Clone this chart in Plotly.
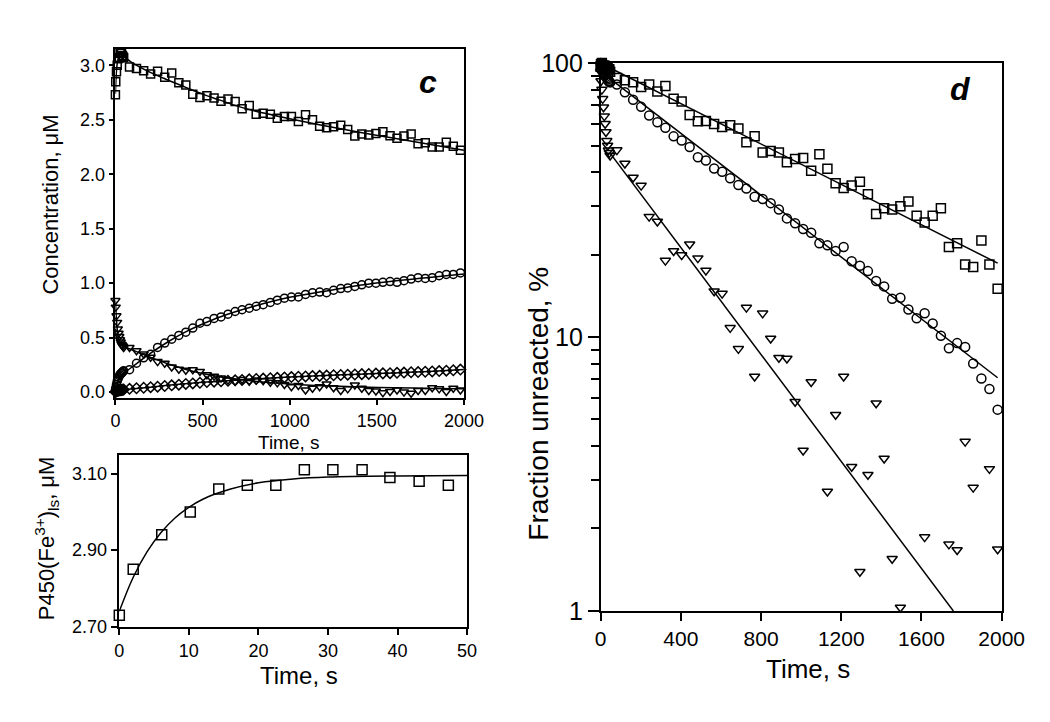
import plotly.graph_objects as go

# ---------------- data ----------------
t_early = [0, 2.0, 6.1, 10.2, 14.3, 18.4, 22.5, 26.6, 30.7, 34.9, 38.9, 43.1, 47.3]
t_late = [81, 121, 162, 202, 242, 283, 323, 364, 404, 444, 485, 525, 566, 606, 646, 687,
          727, 768, 808, 848, 889, 929, 970, 1010, 1050, 1091, 1131, 1172, 1212, 1252,
          1293, 1333, 1374, 1414, 1454, 1495, 1535, 1576, 1616, 1656, 1697, 1737, 1778,
          1818, 1858, 1899, 1939, 1980]
time_all = t_early + t_late

# panel c (concentration, uM)
sq_c_early = [2.73, 2.85, 2.94, 3.00, 3.06, 3.07, 3.07, 3.11, 3.11, 3.11, 3.09, 3.08, 3.07]
sq_c_late = [2.985, 2.97, 2.95, 2.92, 2.945, 2.89, 2.93, 2.84, 2.82, 2.735, 2.705, 2.72,
             2.70, 2.67, 2.69, 2.667, 2.60, 2.63, 2.55, 2.56, 2.55, 2.515, 2.53, 2.53,
             2.485, 2.545, 2.50, 2.44, 2.426, 2.435, 2.45, 2.41, 2.35, 2.37, 2.36, 2.374,
             2.39, 2.353, 2.33, 2.35, 2.37, 2.28, 2.29, 2.25, 2.25, 2.294, 2.256, 2.22]
circ_c = [0.02, 0.04, 0.07, 0.10, 0.12, 0.135, 0.15, 0.16, 0.17, 0.175, 0.18, 0.19, 0.195,
          0.206, 0.265, 0.315, 0.347, 0.41, 0.45, 0.485, 0.52, 0.55, 0.588, 0.632, 0.647,
          0.676, 0.69, 0.715, 0.74, 0.756, 0.77, 0.788, 0.803, 0.823, 0.844, 0.862, 0.873,
          0.873, 0.897, 0.912, 0.918, 0.912, 0.935, 0.95, 0.956, 0.97, 0.985, 1.0, 1.0,
          1.008, 1.015, 1.008, 1.023, 1.038, 1.05, 1.044, 1.05, 1.068, 1.08, 1.08, 1.094]
tri_c = [0.84, 0.78, 0.70, 0.64, 0.58, 0.54, 0.51, 0.48, 0.46, 0.44, 0.43, 0.42, 0.41,
         0.41, 0.38, 0.35, 0.32, 0.28, 0.265, 0.23, 0.21, 0.20, 0.205, 0.19, 0.16, 0.145,
         0.13, 0.11, 0.10, 0.115, 0.10, 0.11, 0.105, 0.09, 0.085, 0.07, 0.05, 0.06, 0.02,
         0.035, 0.05, 0.075, 0.04, 0.015, 0.03, 0.065, 0.035, 0.015, 0.01, -0.005, 0.005,
         0.02, 0.0, -0.01, 0.015, 0.015, 0.04, 0.03, 0.005, 0.035, 0.02]
dia_c = [0.0, 0.005, 0.008, 0.01, 0.012, 0.014, 0.016, 0.018, 0.019, 0.02, 0.021, 0.022, 0.023,
         0.03, 0.035, 0.04, 0.045, 0.05, 0.056, 0.062, 0.068, 0.075, 0.08,
         0.086, 0.092, 0.096, 0.10, 0.104, 0.108, 0.112, 0.117, 0.12, 0.124,
         0.127, 0.131, 0.135, 0.138, 0.141, 0.144, 0.147, 0.149, 0.152, 0.155,
         0.157, 0.16, 0.162, 0.165, 0.167, 0.17, 0.172, 0.174, 0.177, 0.179,
         0.182, 0.184, 0.187, 0.19, 0.193, 0.197, 0.201, 0.207]

# fitted curves, panel c
sq_fit_t = [0, 3, 6, 10, 15, 20, 30, 50, 100, 200, 300, 400, 500, 600, 700, 800, 1000, 1200,
            1400, 1600, 1800, 2000]
sq_fit_y = [2.74, 2.87, 2.95, 3.01, 3.05, 3.07, 3.085, 3.075, 3.02, 2.935, 2.865, 2.80, 2.735,
            2.68, 2.625, 2.58, 2.51, 2.445, 2.385, 2.33, 2.275, 2.22]
circ_fit_t = [0, 10, 25, 50, 100, 200, 300, 400, 500, 600, 800, 1000, 1200, 1400, 1600, 1800, 2000]
circ_fit_y = [0.0, 0.07, 0.13, 0.175, 0.235, 0.355, 0.46, 0.55, 0.625, 0.69, 0.79, 0.87, 0.925,
              0.98, 1.02, 1.052, 1.085]
tri_fit_t = [0, 3, 6, 10, 15, 22, 35, 50, 100, 200, 300, 400, 500, 600, 700, 800, 1000, 1200,
             1400, 1600, 1800, 2000]
tri_fit_y = [0.84, 0.74, 0.66, 0.58, 0.52, 0.48, 0.44, 0.42, 0.385, 0.32, 0.26, 0.21, 0.17, 0.14,
             0.118, 0.10, 0.075, 0.058, 0.047, 0.04, 0.034, 0.03]
dia_fit_t = [0, 50, 100, 200, 300, 400, 500, 600, 800, 1000, 1200, 1400, 1600, 1800, 2000]
dia_fit_y = [0.0, 0.02, 0.03, 0.045, 0.062, 0.077, 0.09, 0.10, 0.12, 0.138, 0.152, 0.164, 0.176,
             0.19, 0.207]

# inset fit
inset_fit_t = [0, 2, 4, 6, 8, 10, 12, 14, 16, 20, 25, 30, 40, 50]
inset_fit_y = [2.74, 2.829, 2.896, 2.946, 2.984, 3.012, 3.033, 3.048, 3.060, 3.076, 3.086, 3.091,
               3.094, 3.095]

# panel d (fraction unreacted, %)
sq_d = [97, 99, 100, 98, 96, 98, 97, 95, 97, 96, 94, 95, 93,
        88.2, 86.5, 85.1, 81.7, 83.5, 78.7, 82.4, 74.0, 72.4, 64.6,
        61.3, 61.5, 59.9, 58.4, 59.3, 57.7, 51.4, 54.0, 47.1, 47.7,
        47.1, 43.4, 44.6, 45.0, 40.4, 46.5, 41.1, 36.4, 35.0, 35.7,
        36.9, 33.2, 28.1, 29.5, 29.2, 30.0, 31.2, 27.7, 26.2, 27.7,
        29.5, 21.3, 22.0, 18.4, 18.0, 22.5, 18.4, 15.0]
circ_d = [100, 99, 97, 95, 93, 92, 90, 89, 88, 87, 86, 85.5, 85,
          83.5, 78.2, 73.4, 69.2, 64.3, 60.8, 58.0, 54.0, 52.1, 49.4,
          45.3, 44.1, 41.2, 40.1, 38.0, 35.9, 34.8, 32.5, 31.9, 30.8,
          29.2, 27.1, 26.0, 24.8, 24.0, 22.0, 21.6, 20.6, 21.3, 18.9,
          18.2, 17.4, 16.0, 15.3, 13.8, 13.9, 12.6, 11.7, 12.2, 11.2,
          10.1, 9.1, 9.5, 9.2, 8.0, 7.06, 6.46, 5.43]
tri_d = [93, 86, 80, 74, 69, 64, 60, 56, 52, 50, 48, 47, 46,
         48.1, 43.0, 38.2, 35.7, 27.5, 26.4, 19.0, 20.6, 19.9, 21.8,
         19.4, 17.5, 14.7, 14.4, 10.8, 9.05, 12.8, 7.17, 12.2, 9.87,
         8.4, 8.35, 5.8, 3.85, 6.85, None, 2.73, 5.2, 7.17, 3.36,
         1.39, 3.14, 5.73, 3.6, 1.55, 1.03, None, None, 1.86, None,
         None, 1.75, 1.67, 4.15, 2.82, None, 3.3, 1.68]

sq_d_fit_t = [40, 1980]
sq_d_fit_y = [96.5, 18.6]
circ_d_fit_t = [40, 1980]
circ_d_fit_y = [88.5, 7.1]
tri_d_fit_t = [48, 1759]
tri_d_fit_y = [46.8, 1.0]

y_minor_vals = [2, 3, 4, 5, 6, 7, 8, 9, 20, 30, 40, 50, 60, 70, 80, 90]

# ---------------- figure ----------------
FONT = "Liberation Sans, Arial, sans-serif"
BLK = "black"
fig = go.Figure()


def mk(symbol, size=8):
    return dict(symbol=symbol, size=size, color=BLK, line=dict(color=BLK, width=1.5))


def fit(x, y, xa, ya, shape="spline"):
    fig.add_trace(go.Scatter(x=x, y=y, mode="lines", xaxis=xa, yaxis=ya,
                             line=dict(color=BLK, width=1.5, shape=shape),
                             showlegend=False, hoverinfo="skip", cliponaxis=False))


def pts(x, y, symbol, xa, ya, size=8):
    fig.add_trace(go.Scatter(x=x, y=y, mode="markers", xaxis=xa, yaxis=ya,
                             marker=mk(symbol, size), showlegend=False, cliponaxis=False))


# panel c
fit(sq_fit_t, sq_fit_y, "x", "y")
fit(circ_fit_t, circ_fit_y, "x", "y")
fit(tri_fit_t, tri_fit_y, "x", "y")
fit(dia_fit_t, dia_fit_y, "x", "y")
pts(time_all, sq_c_early + sq_c_late, "square-open", "x", "y")
pts(time_all, circ_c, "circle-open", "x", "y")
pts(time_all, tri_c, "triangle-down-open", "x", "y")
pts(time_all, dia_c, "diamond-open", "x", "y")

# inset
fit(inset_fit_t, inset_fit_y, "x2", "y2")
pts(t_early, sq_c_early, "square-open", "x2", "y2", size=10)

# panel d
fit(sq_d_fit_t, sq_d_fit_y, "x3", "y3", "linear")
fit(circ_d_fit_t, circ_d_fit_y, "x3", "y3", "linear")
fit(tri_d_fit_t, tri_d_fit_y, "x3", "y3", "linear")
pts(time_all, sq_d, "square-open", "x3", "y3", size=9)
pts(time_all, circ_d, "circle-open", "x3", "y3", size=9)
pts(time_all, tri_d, "triangle-down-open", "x3", "y3", size=9)

W, H = 1050, 722


def px_x(v):
    return v / W


def px_y(v):
    return 1 - v / H


ax_common = dict(showline=True, linecolor=BLK, linewidth=1.5, mirror=True,
                 showgrid=False, zeroline=False, ticks="outside", tickcolor=BLK,
                 tickwidth=1.5, color=BLK)

fig.update_layout(
    width=W, height=H, margin=dict(l=0, r=0, t=0, b=0),
    paper_bgcolor="white", plot_bgcolor="white",
    font=dict(family=FONT, color=BLK),
    xaxis=dict(domain=[px_x(104.3), px_x(462.7)], range=[0, 2000], anchor="y",
               tickvals=[0, 500, 1000, 1500, 2000], ticklen=6,
               tickfont=dict(size=18), **ax_common),
    yaxis=dict(domain=[px_y(390.7), px_y(27.7)], range=[-0.05, 3.153], anchor="x",
               tickvals=[0, 0.5, 1.0, 1.5, 2.0, 2.5, 3.0], tickformat=".1f", ticklen=5,
               tickfont=dict(size=18), **ax_common),
    xaxis2=dict(domain=[px_x(108.3), px_x(466)], range=[0, 50], anchor="y2",
                tickvals=[0, 10, 20, 30, 40, 50], ticklen=7,
                tickfont=dict(size=18), **ax_common),
    yaxis2=dict(domain=[px_y(629), px_y(450)], range=[2.70, 3.15], anchor="x2",
                tickvals=[2.70, 2.90, 3.10], tickformat=".2f", ticklen=7,
                tickfont=dict(size=18), **ax_common),
    xaxis3=dict(domain=[px_x(603.3), px_x(1015.7)], range=[0, 2000], anchor="y3",
                tickvals=[0, 400, 800, 1200, 1600, 2000], ticklen=8,
                tickfont=dict(size=21), **ax_common),
    yaxis3=dict(domain=[px_y(612.7), px_y(42.7)], type="log", range=[0, 2], anchor="x3",
                tickvals=[1, 10, 100], ticktext=["1", "10", "100"], ticklen=11,
                tickfont=dict(size=25),
                minor=dict(tickvals=y_minor_vals, ticks="outside", ticklen=8,
                           tickcolor=BLK, tickwidth=1.5, showgrid=False),
                **ax_common),
)

ann = [
    dict(text="Concentration, μM", x=px_x(38), y=px_y(190), textangle=-90, font=dict(size=22)),
    dict(text="Time, s", x=px_x(283), y=px_y(437), font=dict(size=19)),
    dict(text="P450(Fe<sup>3+</sup>)<sub>ls</sub>, μM", x=px_x(33), y=px_y(537), textangle=-90,
         font=dict(size=22)),
    dict(text="Time, s", x=px_x(293), y=px_y(680), font=dict(size=24)),
    dict(text="Fraction unreacted, %", x=px_x(540), y=px_y(397), textangle=-90, font=dict(size=28)),
    dict(text="Time, s", x=px_x(817), y=px_y(673), font=dict(size=26)),
    dict(text="<b><i>c</i></b>", x=px_x(426), y=px_y(62), font=dict(size=32)),
    dict(text="<b><i>d</i></b>", x=px_x(973), y=px_y(70), font=dict(size=32)),
]
for a in ann:
    fig.add_annotation(xref="paper", yref="paper", showarrow=False,
                       xanchor="center", yanchor="middle", **a)

fig.write_html("out.html")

■ Aim of the exercise ■
Only the lines from the start of the material through the line containing "time_all = t_early + t_late" should be transcribed. Pictures stay out.

■ Written answer ■
Clone this chart in Plotly.
import plotly.graph_objects as go

# ---------------- data ----------------
t_early = [0, 2.0, 6.1, 10.2, 14.3, 18.4, 22.5, 26.6, 30.7, 34.9, 38.9, 43.1, 47.3]
t_late = [81, 121, 162, 202, 242, 283, 323, 364, 404, 444, 485, 525, 566, 606, 646, 687,
          727, 768, 808, 848, 889, 929, 970, 1010, 1050, 1091, 1131, 1172, 1212, 1252,
          1293, 1333, 1374, 1414, 1454, 1495, 1535, 1576, 1616, 1656, 1697, 1737, 1778,
          1818, 1858, 1899, 1939, 1980]
time_all = t_early + t_late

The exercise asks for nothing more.